Challenge: Repeat, exactly, the run of lines that opens with the line containing "Rebuild this chart" and closes with the line containing "const yTicks = [-10, -5, 0, 5, 10];", and leave all other lines out.

Material for this task:
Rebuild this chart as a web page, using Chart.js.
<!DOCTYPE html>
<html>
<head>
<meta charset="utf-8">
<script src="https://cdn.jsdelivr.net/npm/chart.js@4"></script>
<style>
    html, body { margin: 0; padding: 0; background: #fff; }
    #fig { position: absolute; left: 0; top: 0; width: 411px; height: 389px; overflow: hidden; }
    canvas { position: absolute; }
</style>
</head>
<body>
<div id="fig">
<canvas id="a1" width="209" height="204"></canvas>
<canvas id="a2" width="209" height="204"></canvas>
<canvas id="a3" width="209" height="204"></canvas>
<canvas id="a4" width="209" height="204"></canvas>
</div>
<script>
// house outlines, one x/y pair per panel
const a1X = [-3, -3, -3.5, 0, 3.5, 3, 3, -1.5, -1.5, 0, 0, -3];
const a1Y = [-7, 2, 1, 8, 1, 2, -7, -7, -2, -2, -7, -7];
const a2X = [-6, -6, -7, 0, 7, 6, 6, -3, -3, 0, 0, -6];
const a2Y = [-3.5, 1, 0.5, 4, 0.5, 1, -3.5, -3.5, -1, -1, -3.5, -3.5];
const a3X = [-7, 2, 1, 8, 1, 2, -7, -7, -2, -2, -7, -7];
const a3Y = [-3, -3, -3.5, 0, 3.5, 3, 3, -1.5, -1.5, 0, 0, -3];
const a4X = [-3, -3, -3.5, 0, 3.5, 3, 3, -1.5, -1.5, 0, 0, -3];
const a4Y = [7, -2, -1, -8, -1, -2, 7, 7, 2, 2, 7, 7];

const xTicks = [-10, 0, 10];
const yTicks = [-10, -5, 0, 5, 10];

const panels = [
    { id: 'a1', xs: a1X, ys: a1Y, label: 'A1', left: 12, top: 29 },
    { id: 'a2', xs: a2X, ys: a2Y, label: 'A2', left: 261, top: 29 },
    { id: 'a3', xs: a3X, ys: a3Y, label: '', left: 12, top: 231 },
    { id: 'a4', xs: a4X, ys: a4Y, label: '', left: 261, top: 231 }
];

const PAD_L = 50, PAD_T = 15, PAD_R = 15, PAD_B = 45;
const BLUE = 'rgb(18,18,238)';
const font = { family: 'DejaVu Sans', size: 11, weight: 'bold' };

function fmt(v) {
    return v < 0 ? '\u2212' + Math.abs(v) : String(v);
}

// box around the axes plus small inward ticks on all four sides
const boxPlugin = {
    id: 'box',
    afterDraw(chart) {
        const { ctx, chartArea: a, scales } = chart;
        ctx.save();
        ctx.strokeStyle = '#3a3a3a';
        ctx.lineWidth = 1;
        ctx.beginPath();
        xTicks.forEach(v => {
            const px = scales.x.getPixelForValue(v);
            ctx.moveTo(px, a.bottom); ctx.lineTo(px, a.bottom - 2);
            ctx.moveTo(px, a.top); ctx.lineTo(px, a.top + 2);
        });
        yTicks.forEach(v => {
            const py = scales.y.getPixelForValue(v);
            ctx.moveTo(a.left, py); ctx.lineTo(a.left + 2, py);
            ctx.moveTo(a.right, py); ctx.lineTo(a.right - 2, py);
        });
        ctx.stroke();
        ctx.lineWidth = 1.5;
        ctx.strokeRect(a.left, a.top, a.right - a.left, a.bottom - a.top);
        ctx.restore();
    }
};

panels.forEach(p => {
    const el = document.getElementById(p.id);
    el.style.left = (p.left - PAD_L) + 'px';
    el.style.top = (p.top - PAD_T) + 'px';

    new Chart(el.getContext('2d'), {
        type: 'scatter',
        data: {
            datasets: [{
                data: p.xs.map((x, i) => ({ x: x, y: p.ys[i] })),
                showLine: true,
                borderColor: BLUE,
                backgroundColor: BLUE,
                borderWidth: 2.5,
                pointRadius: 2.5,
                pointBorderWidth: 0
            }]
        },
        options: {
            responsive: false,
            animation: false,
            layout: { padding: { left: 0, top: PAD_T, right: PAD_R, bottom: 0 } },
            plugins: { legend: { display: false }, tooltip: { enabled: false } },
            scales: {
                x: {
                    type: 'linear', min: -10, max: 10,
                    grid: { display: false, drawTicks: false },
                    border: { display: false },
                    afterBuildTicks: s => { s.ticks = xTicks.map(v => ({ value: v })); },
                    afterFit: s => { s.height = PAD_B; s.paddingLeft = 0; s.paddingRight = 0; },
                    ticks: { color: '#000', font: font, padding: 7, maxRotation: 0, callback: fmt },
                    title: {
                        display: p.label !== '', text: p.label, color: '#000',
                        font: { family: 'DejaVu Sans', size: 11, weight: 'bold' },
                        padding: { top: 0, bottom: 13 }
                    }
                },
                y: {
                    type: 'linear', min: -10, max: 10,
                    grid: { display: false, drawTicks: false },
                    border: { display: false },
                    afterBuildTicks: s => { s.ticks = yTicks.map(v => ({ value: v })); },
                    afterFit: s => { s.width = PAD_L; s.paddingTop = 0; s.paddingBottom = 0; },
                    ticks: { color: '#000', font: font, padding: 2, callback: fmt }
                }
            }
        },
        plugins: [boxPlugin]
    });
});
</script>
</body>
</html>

==

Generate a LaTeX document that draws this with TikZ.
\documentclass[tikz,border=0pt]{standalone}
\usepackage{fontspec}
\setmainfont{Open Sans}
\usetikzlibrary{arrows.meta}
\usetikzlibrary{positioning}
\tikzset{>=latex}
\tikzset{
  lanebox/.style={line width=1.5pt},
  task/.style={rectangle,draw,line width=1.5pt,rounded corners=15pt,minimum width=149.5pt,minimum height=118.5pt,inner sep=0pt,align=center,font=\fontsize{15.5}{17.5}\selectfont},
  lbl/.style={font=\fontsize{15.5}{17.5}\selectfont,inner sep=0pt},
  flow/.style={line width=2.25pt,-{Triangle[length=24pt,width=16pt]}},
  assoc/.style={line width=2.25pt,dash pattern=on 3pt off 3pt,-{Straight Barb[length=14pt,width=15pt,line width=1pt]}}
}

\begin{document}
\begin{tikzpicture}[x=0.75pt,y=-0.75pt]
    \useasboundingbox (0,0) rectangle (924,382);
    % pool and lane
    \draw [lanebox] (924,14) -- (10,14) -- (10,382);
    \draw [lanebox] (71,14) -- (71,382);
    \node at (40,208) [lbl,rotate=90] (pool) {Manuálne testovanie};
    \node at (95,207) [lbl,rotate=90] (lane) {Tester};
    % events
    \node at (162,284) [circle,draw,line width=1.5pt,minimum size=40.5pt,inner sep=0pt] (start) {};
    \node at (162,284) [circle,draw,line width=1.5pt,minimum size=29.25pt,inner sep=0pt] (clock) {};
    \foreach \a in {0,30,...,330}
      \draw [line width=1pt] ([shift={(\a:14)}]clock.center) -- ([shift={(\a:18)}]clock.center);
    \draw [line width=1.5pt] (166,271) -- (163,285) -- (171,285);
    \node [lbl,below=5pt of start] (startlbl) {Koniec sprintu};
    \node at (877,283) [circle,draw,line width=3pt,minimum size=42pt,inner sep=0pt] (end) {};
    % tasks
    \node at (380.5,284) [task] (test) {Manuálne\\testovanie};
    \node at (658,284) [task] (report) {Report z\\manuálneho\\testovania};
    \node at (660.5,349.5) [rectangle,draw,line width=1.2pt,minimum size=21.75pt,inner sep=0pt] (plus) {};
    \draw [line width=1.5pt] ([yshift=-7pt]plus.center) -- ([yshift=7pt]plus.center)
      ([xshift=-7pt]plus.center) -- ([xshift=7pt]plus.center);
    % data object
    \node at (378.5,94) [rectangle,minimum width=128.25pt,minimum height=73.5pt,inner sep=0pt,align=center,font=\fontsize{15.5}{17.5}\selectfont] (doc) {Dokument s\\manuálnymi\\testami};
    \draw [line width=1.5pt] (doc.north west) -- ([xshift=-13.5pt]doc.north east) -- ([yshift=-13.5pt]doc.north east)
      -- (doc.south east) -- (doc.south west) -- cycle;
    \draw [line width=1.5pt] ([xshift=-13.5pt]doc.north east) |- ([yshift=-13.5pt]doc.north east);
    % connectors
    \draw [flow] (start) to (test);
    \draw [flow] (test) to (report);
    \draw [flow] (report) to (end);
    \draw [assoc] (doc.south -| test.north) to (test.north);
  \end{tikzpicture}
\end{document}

* * *

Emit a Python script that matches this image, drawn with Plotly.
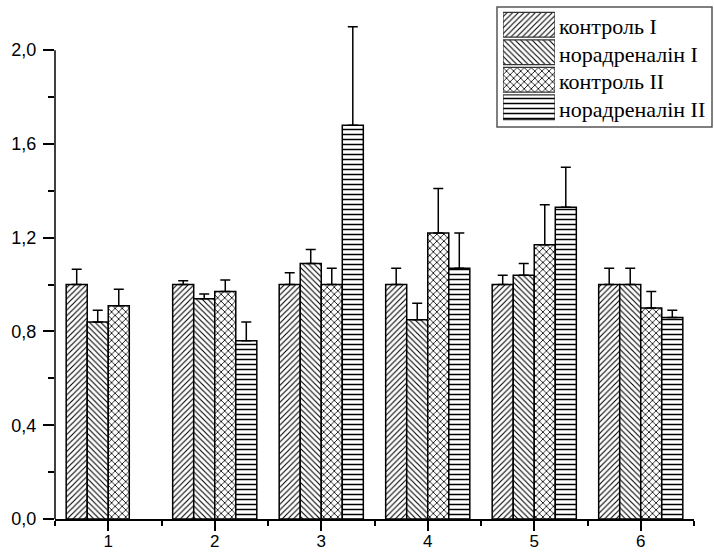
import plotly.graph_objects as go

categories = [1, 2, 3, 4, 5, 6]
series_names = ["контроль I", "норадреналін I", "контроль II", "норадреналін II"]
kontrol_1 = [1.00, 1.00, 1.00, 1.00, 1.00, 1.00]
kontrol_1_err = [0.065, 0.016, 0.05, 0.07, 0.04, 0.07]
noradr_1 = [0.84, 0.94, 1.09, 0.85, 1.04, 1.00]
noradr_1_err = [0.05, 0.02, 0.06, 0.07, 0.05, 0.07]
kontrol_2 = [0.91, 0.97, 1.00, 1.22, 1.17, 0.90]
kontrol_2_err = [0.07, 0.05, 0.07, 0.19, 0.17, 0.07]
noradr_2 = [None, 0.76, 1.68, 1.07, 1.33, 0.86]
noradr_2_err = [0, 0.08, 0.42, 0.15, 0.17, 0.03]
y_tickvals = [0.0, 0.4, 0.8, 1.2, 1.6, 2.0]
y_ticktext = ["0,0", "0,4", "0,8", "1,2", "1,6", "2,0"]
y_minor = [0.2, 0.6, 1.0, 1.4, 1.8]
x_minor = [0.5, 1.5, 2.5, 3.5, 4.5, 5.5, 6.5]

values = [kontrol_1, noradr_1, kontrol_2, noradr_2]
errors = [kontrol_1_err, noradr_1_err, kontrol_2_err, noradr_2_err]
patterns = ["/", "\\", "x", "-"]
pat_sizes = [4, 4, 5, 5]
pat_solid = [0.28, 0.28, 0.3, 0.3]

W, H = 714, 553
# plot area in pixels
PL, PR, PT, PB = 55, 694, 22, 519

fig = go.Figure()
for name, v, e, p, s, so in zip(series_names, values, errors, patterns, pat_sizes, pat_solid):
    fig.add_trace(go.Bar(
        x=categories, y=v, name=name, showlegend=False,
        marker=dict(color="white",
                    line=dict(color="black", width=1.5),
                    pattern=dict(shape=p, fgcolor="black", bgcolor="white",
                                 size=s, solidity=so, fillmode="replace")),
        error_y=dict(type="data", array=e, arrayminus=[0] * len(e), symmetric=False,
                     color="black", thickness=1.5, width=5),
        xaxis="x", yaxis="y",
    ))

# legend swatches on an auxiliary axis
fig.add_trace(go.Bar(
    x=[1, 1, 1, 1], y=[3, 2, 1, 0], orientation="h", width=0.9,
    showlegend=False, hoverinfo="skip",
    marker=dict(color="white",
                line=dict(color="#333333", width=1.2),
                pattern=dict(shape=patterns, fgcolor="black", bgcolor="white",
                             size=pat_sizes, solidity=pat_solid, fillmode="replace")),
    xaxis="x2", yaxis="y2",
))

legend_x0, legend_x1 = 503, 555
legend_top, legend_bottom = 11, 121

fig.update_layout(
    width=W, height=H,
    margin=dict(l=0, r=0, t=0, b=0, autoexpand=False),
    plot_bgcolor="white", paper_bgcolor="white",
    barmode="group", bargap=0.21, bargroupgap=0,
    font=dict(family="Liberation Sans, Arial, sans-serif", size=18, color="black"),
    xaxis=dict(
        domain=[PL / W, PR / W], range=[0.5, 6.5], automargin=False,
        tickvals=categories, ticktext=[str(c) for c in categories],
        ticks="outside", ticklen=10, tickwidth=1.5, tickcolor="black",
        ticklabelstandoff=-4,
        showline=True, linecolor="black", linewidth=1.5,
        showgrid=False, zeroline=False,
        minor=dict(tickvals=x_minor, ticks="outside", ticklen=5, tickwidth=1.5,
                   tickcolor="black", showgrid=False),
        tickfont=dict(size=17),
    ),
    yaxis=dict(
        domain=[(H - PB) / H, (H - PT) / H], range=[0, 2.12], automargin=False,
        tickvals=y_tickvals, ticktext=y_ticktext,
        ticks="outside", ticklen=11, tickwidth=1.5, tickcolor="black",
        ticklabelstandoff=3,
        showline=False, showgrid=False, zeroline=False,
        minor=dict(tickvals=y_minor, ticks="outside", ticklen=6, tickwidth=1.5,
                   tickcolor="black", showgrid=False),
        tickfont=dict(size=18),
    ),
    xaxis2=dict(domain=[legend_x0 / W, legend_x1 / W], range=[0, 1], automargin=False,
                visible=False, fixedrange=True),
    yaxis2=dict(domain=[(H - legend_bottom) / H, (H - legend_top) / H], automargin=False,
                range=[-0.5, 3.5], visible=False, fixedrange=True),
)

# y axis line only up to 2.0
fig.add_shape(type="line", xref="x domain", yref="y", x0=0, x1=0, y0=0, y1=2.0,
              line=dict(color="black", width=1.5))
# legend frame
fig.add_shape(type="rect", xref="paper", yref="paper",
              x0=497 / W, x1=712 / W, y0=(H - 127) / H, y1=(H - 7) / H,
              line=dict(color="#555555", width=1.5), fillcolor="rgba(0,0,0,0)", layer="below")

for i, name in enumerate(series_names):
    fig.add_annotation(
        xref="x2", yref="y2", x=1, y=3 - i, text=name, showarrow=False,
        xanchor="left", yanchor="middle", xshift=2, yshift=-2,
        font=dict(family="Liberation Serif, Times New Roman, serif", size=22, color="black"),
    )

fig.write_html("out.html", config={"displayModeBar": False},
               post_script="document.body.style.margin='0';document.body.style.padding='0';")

Expected answer:
Rebuild this chart as a web page, using Chart.js.
<!DOCTYPE html>
<html>
<head>
<meta charset="utf-8">
<script src="https://cdn.jsdelivr.net/npm/chart.js@4"></script>
<style>
    html, body { margin: 0; padding: 0; background: #fff; }
    #fig { position: absolute; left: 0; top: 0; width: 411px; height: 389px; overflow: hidden; }
    canvas { position: absolute; }
</style>
</head>
<body>
<div id="fig">
<canvas id="a1" width="209" height="204"></canvas>
<canvas id="a2" width="209" height="204"></canvas>
<canvas id="a3" width="209" height="204"></canvas>
<canvas id="a4" width="209" height="204"></canvas>
</div>
<script>
// house outlines, one x/y pair per panel
const a1X = [-3, -3, -3.5, 0, 3.5, 3, 3, -1.5, -1.5, 0, 0, -3];
const a1Y = [-7, 2, 1, 8, 1, 2, -7, -7, -2, -2, -7, -7];
const a2X = [-6, -6, -7, 0, 7, 6, 6, -3, -3, 0, 0, -6];
const a2Y = [-3.5, 1, 0.5, 4, 0.5, 1, -3.5, -3.5, -1, -1, -3.5, -3.5];
const a3X = [-7, 2, 1, 8, 1, 2, -7, -7, -2, -2, -7, -7];
const a3Y = [-3, -3, -3.5, 0, 3.5, 3, 3, -1.5, -1.5, 0, 0, -3];
const a4X = [-3, -3, -3.5, 0, 3.5, 3, 3, -1.5, -1.5, 0, 0, -3];
const a4Y = [7, -2, -1, -8, -1, -2, 7, 7, 2, 2, 7, 7];

const xTicks = [-10, 0, 10];
const yTicks = [-10, -5, 0, 5, 10];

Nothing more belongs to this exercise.